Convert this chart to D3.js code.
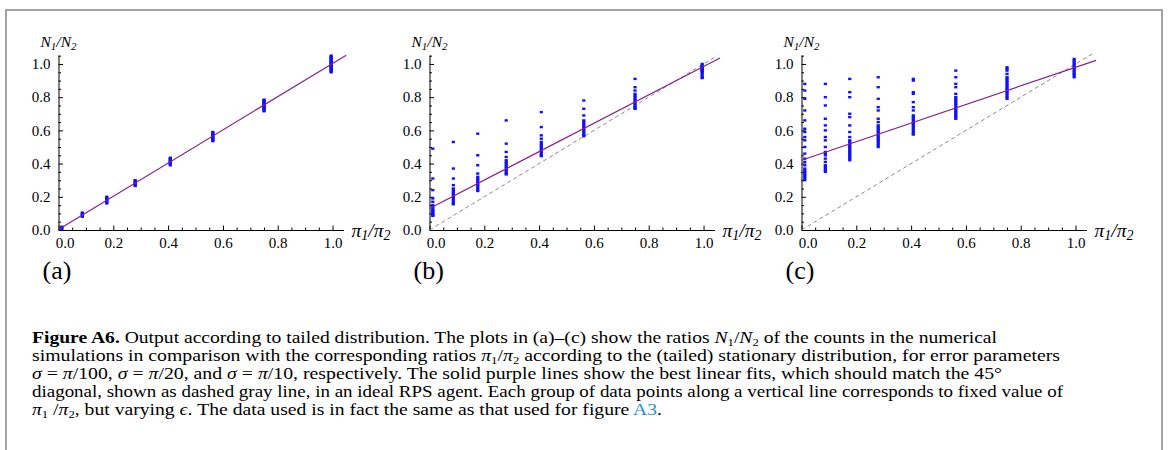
<!DOCTYPE html>
<html><head><meta charset="utf-8">
<script src="https://cdn.jsdelivr.net/npm/d3@7"></script>
<style>
html,body{margin:0;padding:0;background:#fff;}
svg{display:block;}
</style></head>
<body>
<svg id="chart" width="1168" height="450"></svg>
<script>
// ---------- data ----------
const ratioX = [0.012, 0.087, 0.176, 0.28, 0.408, 0.563, 0.75, 0.995];
const xTickLabels = ["0.0", "0.2", "0.4", "0.6", "0.8", "1.0"];
const yTickLabels = ["0.0", "0.2", "0.4", "0.6", "0.8", "1.0"];
const panelLabels = ["(a)", "(b)", "(c)"];

// sigma = pi/100
const countsA = [
  [0.005, 0.01, 0.015, 0.02],
  [0.08, 0.085, 0.09, 0.095, 0.10, 0.105],
  [0.16, 0.165, 0.17, 0.175, 0.18, 0.185, 0.19, 0.195, 0.20],
  [0.265, 0.27, 0.275, 0.28, 0.285, 0.29, 0.295, 0.30],
  [0.39, 0.395, 0.40, 0.405, 0.41, 0.415, 0.42, 0.425, 0.43, 0.435],
  [0.535, 0.54, 0.545, 0.55, 0.555, 0.56, 0.565, 0.57, 0.575, 0.58, 0.585, 0.59],
  [0.715, 0.72, 0.725, 0.73, 0.735, 0.74, 0.745, 0.75, 0.755, 0.76, 0.765, 0.77, 0.775, 0.78, 0.785],
  [0.95, 0.955, 0.96, 0.965, 0.97, 0.975, 0.98, 0.985, 0.99, 0.995, 1.0, 1.005, 1.01, 1.015, 1.02, 1.025, 1.03, 1.035, 1.04, 1.045, 1.05]
];
// sigma = pi/20
const countsB = [
  [0.49, 0.31, 0.24, 0.19, 0.17, 0.15, 0.14, 0.13, 0.12, 0.115, 0.11, 0.10, 0.095, 0.09, 0.085],
  [0.53, 0.37, 0.31, 0.27, 0.25, 0.24, 0.23, 0.22, 0.21, 0.20, 0.19, 0.18, 0.17, 0.16, 0.155],
  [0.58, 0.45, 0.39, 0.34, 0.32, 0.31, 0.30, 0.29, 0.28, 0.27, 0.26, 0.25, 0.24, 0.235],
  [0.66, 0.52, 0.47, 0.44, 0.42, 0.41, 0.40, 0.39, 0.38, 0.37, 0.36, 0.35, 0.34, 0.335],
  [0.71, 0.62, 0.57, 0.55, 0.53, 0.52, 0.51, 0.50, 0.49, 0.48, 0.47, 0.46, 0.45, 0.445],
  [0.78, 0.73, 0.69, 0.66, 0.65, 0.64, 0.63, 0.62, 0.61, 0.60, 0.59, 0.58, 0.57, 0.565],
  [0.91, 0.86, 0.84, 0.82, 0.81, 0.80, 0.79, 0.78, 0.77, 0.76, 0.75, 0.74, 0.735, 0.73],
  [1.0, 0.99, 0.985, 0.98, 0.975, 0.97, 0.965, 0.96, 0.955, 0.95, 0.94, 0.93, 0.92, 0.915]
];
// sigma = pi/10
const countsC = [
  [0.88, 0.84, 0.79, 0.72, 0.66, 0.61, 0.59, 0.56, 0.54, 0.50, 0.46, 0.43, 0.41, 0.39, 0.37, 0.36, 0.35, 0.34, 0.33, 0.32, 0.31, 0.30],
  [0.88, 0.80, 0.75, 0.67, 0.63, 0.60, 0.56, 0.54, 0.50, 0.47, 0.46, 0.45, 0.43, 0.41, 0.39, 0.38, 0.37, 0.36, 0.35],
  [0.91, 0.83, 0.80, 0.70, 0.68, 0.63, 0.59, 0.56, 0.54, 0.53, 0.52, 0.51, 0.50, 0.49, 0.48, 0.47, 0.46, 0.45, 0.44, 0.43, 0.42],
  [0.92, 0.86, 0.79, 0.74, 0.72, 0.67, 0.65, 0.63, 0.62, 0.61, 0.60, 0.59, 0.58, 0.57, 0.56, 0.55, 0.54, 0.53, 0.52, 0.51, 0.50],
  [0.91, 0.90, 0.83, 0.82, 0.77, 0.74, 0.72, 0.69, 0.68, 0.67, 0.66, 0.65, 0.64, 0.63, 0.62, 0.61, 0.60, 0.59, 0.58, 0.575],
  [0.96, 0.92, 0.88, 0.86, 0.82, 0.80, 0.79, 0.78, 0.77, 0.76, 0.75, 0.74, 0.73, 0.72, 0.71, 0.70, 0.69, 0.68, 0.67],
  [0.98, 0.97, 0.96, 0.94, 0.92, 0.91, 0.90, 0.89, 0.88, 0.87, 0.86, 0.85, 0.84, 0.83, 0.82, 0.81, 0.80, 0.79],
  [1.03, 1.02, 1.01, 1.0, 0.99, 0.98, 0.97, 0.96, 0.95, 0.94, 0.93, 0.92]
];
// best linear fits: [intercept, slope]
const fitA = [0.003, 1.0];
const fitB = [0.13, 0.855];
const fitC = [0.42, 0.56];
const fitEnd = [1.05, 1.06, 1.075];
const diagEnd = [null, 1.05, 1.06];

// ---------- layout ----------
const svg = d3.select("#chart");
const serif = "'Liberation Serif','Times New Roman',serif";

svg.append("rect").attr("x", 6).attr("y", 10).attr("width", 1156).attr("height", 460)
  .attr("fill", "none").attr("stroke", "#a3a3a3").attr("stroke-width", 2);

const panelX0 = [58.5, 429.5, 801.5];
const allCounts = [countsA, countsB, countsC];
const allFits = [fitA, fitB, fitC];
const majorVals = xTickLabels.map(Number);
const minorVals = [0.05,0.1,0.15,0.25,0.3,0.35,0.45,0.5,0.55,0.65,0.7,0.75,0.85,0.9,0.95,1.05];

panelX0.forEach((x0, p) => {
  const g = svg.append("g");
  const x = d3.scaleLinear().domain([0, 1.04]).range([x0, x0 + 285]);
  const y = d3.scaleLinear().domain([0, 1.054]).range([230, 55]);

  // minor ticks
  const xMinor = d3.axisBottom(x).tickValues(minorVals.filter(v => v < 1.04)).tickSizeInner(-2.5).tickSizeOuter(0).tickFormat("");
  const yMinor = d3.axisLeft(y).tickValues(minorVals.filter(v => v < 1.054)).tickSizeInner(-2.5).tickSizeOuter(0).tickFormat("");
  g.append("g").attr("transform", "translate(0,230)").call(xMinor).call(s => s.select(".domain").remove());
  g.append("g").attr("transform", `translate(${x0},0)`).call(yMinor).call(s => s.select(".domain").remove());

  // major axes
  const xAxis = d3.axisBottom(x).tickValues(majorVals).tickSizeInner(-4.5).tickSizeOuter(0)
    .tickPadding(7).tickFormat((d, i) => xTickLabels[i]);
  const yAxis = d3.axisLeft(y).tickValues(majorVals).tickSizeInner(-4.5).tickSizeOuter(0)
    .tickPadding(8).tickFormat((d, i) => yTickLabels[i]);
  const gx = g.append("g").attr("transform", "translate(0,230)").call(xAxis);
  const gy = g.append("g").attr("transform", `translate(${x0},0)`).call(yAxis);
  [gx, gy].forEach(a => {
    a.selectAll("text").attr("font-family", serif).attr("font-size", 15).attr("fill", "#000");
    a.selectAll("line,path").attr("stroke", "#000").attr("stroke-width", 1);
  });
  gx.selectAll(".tick").filter(d => d === 0).select("text").attr("dx", 6);
  gy.selectAll(".tick text").attr("dy", "0.32em");

  // diagonal
  if (diagEnd[p] !== null) {
    g.append("path").datum([0, diagEnd[p]])
      .attr("d", d3.line().x(d => x(d)).y(d => y(d)))
      .attr("fill", "none").attr("stroke", "#8c8c8c").attr("stroke-width", 1)
      .attr("stroke-dasharray", "4,3");
  }

  // points
  const pts = [];
  allCounts[p].forEach((grp, i) => grp.forEach(v => pts.push([ratioX[i], v])));
  g.append("g").selectAll("rect").data(pts).join("rect")
    .attr("x", d => x(d[0]) - 1.6).attr("y", d => y(d[1]) - 1.2)
    .attr("width", 3.2).attr("height", 2.4).attr("fill", "#1010ff");

  // fit line
  const f = allFits[p];
  g.append("path").datum([0, fitEnd[p]])
    .attr("d", d3.line().x(d => x(d)).y(d => y(f[0] + f[1] * d)))
    .attr("fill", "none").attr("stroke", "#85208f").attr("stroke-width", 1.2);

  // axis labels
  const yl = g.append("text").attr("x", x0).attr("y", 47).attr("text-anchor", "middle")
    .attr("font-family", serif).attr("font-size", 15.5).attr("font-style", "italic");
  yl.append("tspan").text("N");
  yl.append("tspan").attr("font-size", 11).attr("baseline-shift", "-3").text("1");
  yl.append("tspan").text("/N");
  yl.append("tspan").attr("font-size", 11).attr("baseline-shift", "-3").text("2");

  const xl = g.append("text").attr("x", x0 + 293).attr("y", 237)
    .attr("font-family", serif).attr("font-size", 19.5).attr("font-style", "italic");
  xl.append("tspan").text("π");
  xl.append("tspan").attr("font-size", 14).attr("baseline-shift", "-3").text("1");
  xl.append("tspan").text("/π");
  xl.append("tspan").attr("font-size", 14).attr("baseline-shift", "-3").text("2");

  g.append("text").attr("x", x0 - 16).attr("y", 279)
    .attr("font-family", serif).attr("font-size", 26).text(panelLabels[p]);
});

// ---------- caption ----------
const capX = 32;
const capLines = [
  {y: 343, w: 965, parts: [["b","Figure A6."],["n"," Output according to tailed distribution. The plots in (a)–(c) show the ratios "],["i","N"],["s","1"],["n","/"],["i","N"],["s","2"],["n"," of the counts in the numerical"]]},
  {y: 361, w: 1028, parts: [["n","simulations in comparison with the corresponding ratios "],["i","π"],["s","1"],["n","/"],["i","π"],["s","2"],["n"," according to the (tailed) stationary distribution, for error parameters"]]},
  {y: 379, w: 970, parts: [["i","σ"],["n"," = "],["i","π"],["n","/100, "],["i","σ"],["n"," = "],["i","π"],["n","/20, and "],["i","σ"],["n"," = "],["i","π"],["n","/10, respectively. The solid purple lines show the best linear fits, which should match the 45°"]]},
  {y: 397, w: 1031, parts: [["n","diagonal, shown as dashed gray line, in an ideal RPS agent. Each group of data points along a vertical line corresponds to fixed value of"]]},
  {y: 415, w: 630, parts: [["i","π"],["s","1"],["n"," /"],["i","π"],["s","2"],["n",", but varying "],["i","ϵ"],["n",". The data used is in fact the same as that used for figure "],["l","A3"],["n","."]]}
];
capLines.forEach(line => {
  const t = svg.append("text").attr("x", capX).attr("y", line.y)
    .attr("font-family", serif).attr("font-size", 17).attr("fill", "#000")
    .attr("textLength", line.w).attr("lengthAdjust", "spacingAndGlyphs");
  line.parts.forEach(([k, s]) => {
    const ts = t.append("tspan").text(s);
    if (k === "b") ts.attr("font-weight", "bold");
    if (k === "i") ts.attr("font-style", "italic");
    if (k === "l") ts.attr("fill", "#2a8fcc");
    if (k === "s") ts.attr("font-size", 11).attr("baseline-shift", "-3");
  });
});
</script>
</body></html>
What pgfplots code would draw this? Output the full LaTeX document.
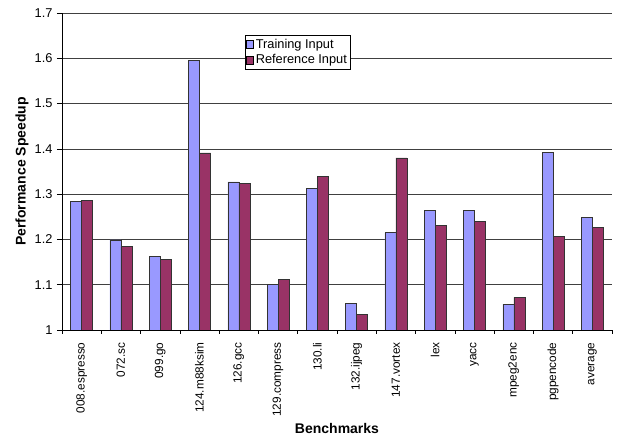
\documentclass[border=0pt]{standalone}
\usepackage{pgfplots}
\pgfplotsset{compat=1.18}
\usepackage{fontspec}
\setmainfont{Liberation Sans}
\definecolor{trainc}{HTML}{9999FF}
\definecolor{refc}{HTML}{993366}
\begin{document}
\begin{tikzpicture}
\begin{axis}[
  scale only axis,
  width=550bp, height=317bp,
  ymin=1, ymax=1.7,
  ytick={1,1.1,...,1.7},
  yticklabel style={/pgf/number format/fixed, /pgf/number format/precision=1},
  /pgf/number format/assume math mode=true,
  xmin=-0.5, xmax=13.5,
  xtick={0,...,13},
  xticklabels={008.espresso,072.sc,099.go,124.m88ksim,126.gcc,129.compress,130.li,132.ijpeg,147.vortex,lex,yacc,mpeg2enc,pgpencode,average},
  xticklabel style={rotate=90, anchor=east, font=\fontsize{11.8bp}{13bp}\selectfont, xshift=-4bp},
  yticklabel style={font=\fontsize{12.8bp}{14bp}\selectfont, xshift=-1bp},
  major x tick style={draw=none},
  minor xtick={-0.5,0.5,...,13.5},
  minor tick length=4bp,
  major tick length=5bp,
  tick align=outside,
  tick style={black, line width=0.6pt},
  axis x line*=bottom,
  axis y line*=left,
  axis line style={black, line width=0.6pt, -},
  ymajorgrids,
  grid style={black!75, line width=0.6pt},
  ylabel={Performance Speedup},
  xlabel={Benchmarks},
  label style={font=\fontsize{14bp}{16bp}\selectfont\bfseries},
  ylabel style={at={(axis description cs:0,0.5)}, anchor=center, rotate=0, yshift=40bp},
  xlabel style={at={(axis description cs:0.5,0)}, anchor=center, yshift=-99bp},
  ybar=0pt,
  bar width=0.28,
  legend style={at={(axis cs:4.15,1.651)}, anchor=north west, draw=black, line width=0.5pt,
    font=\fontsize{12.8bp}{14bp}\selectfont, inner xsep=1bp, inner ysep=1.5bp, row sep=1bp,
    legend cell align=left},
  legend image code/.code={\draw[#1, draw=black, line width=0.4pt] (0bp,-3.8bp) rectangle (7.5bp,3.8bp);},
]
\addplot[fill=trainc, draw=black!80, line width=0.5pt] coordinates {
 (0,1.284) (1,1.199) (2,1.163) (3,1.596) (4,1.327) (5,1.101) (6,1.312)
 (7,1.059) (8,1.215) (9,1.264) (10,1.264) (11,1.057) (12,1.392) (13,1.249)};
\addplot[fill=refc, draw=black!80, line width=0.5pt] coordinates {
 (0,1.287) (1,1.184) (2,1.156) (3,1.391) (4,1.324) (5,1.112) (6,1.340)
 (7,1.034) (8,1.380) (9,1.231) (10,1.240) (11,1.072) (12,1.206) (13,1.227)};
\legend{Training Input, Reference Input}
\end{axis}
\pgfresetboundingbox
\path[use as bounding box] ([xshift=-62bp,yshift=-108bp]current axis.south west) rectangle ([xshift=7bp,yshift=13bp]current axis.north east);
\end{tikzpicture}
\end{document}
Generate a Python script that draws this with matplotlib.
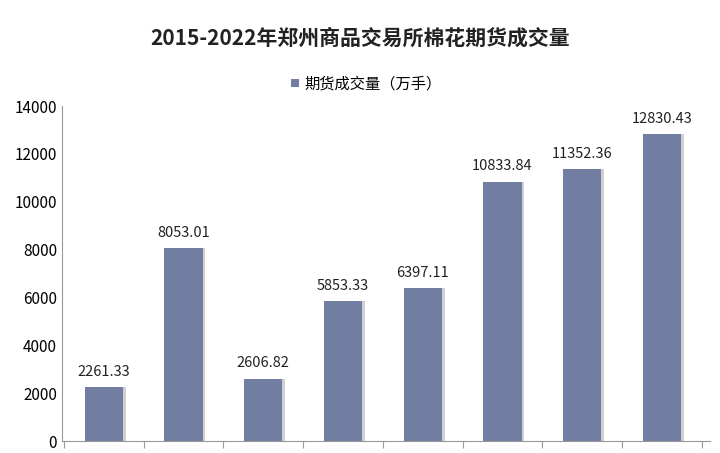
import matplotlib
matplotlib.use("Agg")
import matplotlib.pyplot as plt
import numpy as np

plt.rcParams['font.family'] = ['Noto Sans CJK SC', 'DejaVu Sans']

years = ['2015', '2016', '2017', '2018', '2019', '2020', '2021', '2022']
values = [2261.33, 8053.01, 2606.82, 5853.33, 6397.11, 10833.84, 11352.36, 12830.43]

fig = plt.figure(figsize=(7.2, 4.53), dpi=100)
ax = fig.add_axes([0.086, 0.026, 0.9, 0.74])
x = np.arange(len(years))
ax.bar(x + 0.035, values, width=0.48, color='#d0d0d0', zorder=1)
bars = ax.bar(x, values, width=0.48, color='#717EA1', zorder=2, label='期货成交量（万手）')
for xi, v in zip(x, values):
    ax.text(xi, v + 350, f'{v:.2f}', ha='center', va='bottom', fontsize=10.5, color='#222222')
ax.set_ylim(0, 14000)
ax.set_yticks(range(0, 14001, 2000))
ax.set_xlim(-0.525, 7.6)
ax.set_xticks(np.arange(-0.5, 8, 1))
ax.set_xticklabels([])
ax.tick_params(axis='x', length=5, color='#999999')
ax.tick_params(axis='y', length=0, labelsize=11)
for s in ['top', 'right']:
    ax.spines[s].set_visible(False)
ax.spines['left'].set_color('#999999')
ax.spines['bottom'].set_color('#999999')
fig.text(0.5, 0.916, '2015-2022年郑州商品交易所棉花期货成交量', ha='center', va='center',
         fontsize=15, fontweight='bold', color='#222222')
ax.legend(handles=[bars], loc='center', bbox_to_anchor=(0.47, 1.066), frameon=False,
          fontsize=11, handlelength=0.5, handleheight=0.5, handletextpad=0.4)
fig.savefig('out.png', dpi=100)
● ● ●
What the task requires:
Except for the pictures, write out exactly the lines from the line that contains "Generate a Python" through the line that contains "10833.84, 11352.36, 12830.43]", including both.

Response for this exercise:
Generate a Python script that draws this with matplotlib.
import matplotlib
matplotlib.use("Agg")
import matplotlib.pyplot as plt
import numpy as np

plt.rcParams['font.family'] = ['Noto Sans CJK SC', 'DejaVu Sans']

years = ['2015', '2016', '2017', '2018', '2019', '2020', '2021', '2022']
values = [2261.33, 8053.01, 2606.82, 5853.33, 6397.11, 10833.84, 11352.36, 12830.43]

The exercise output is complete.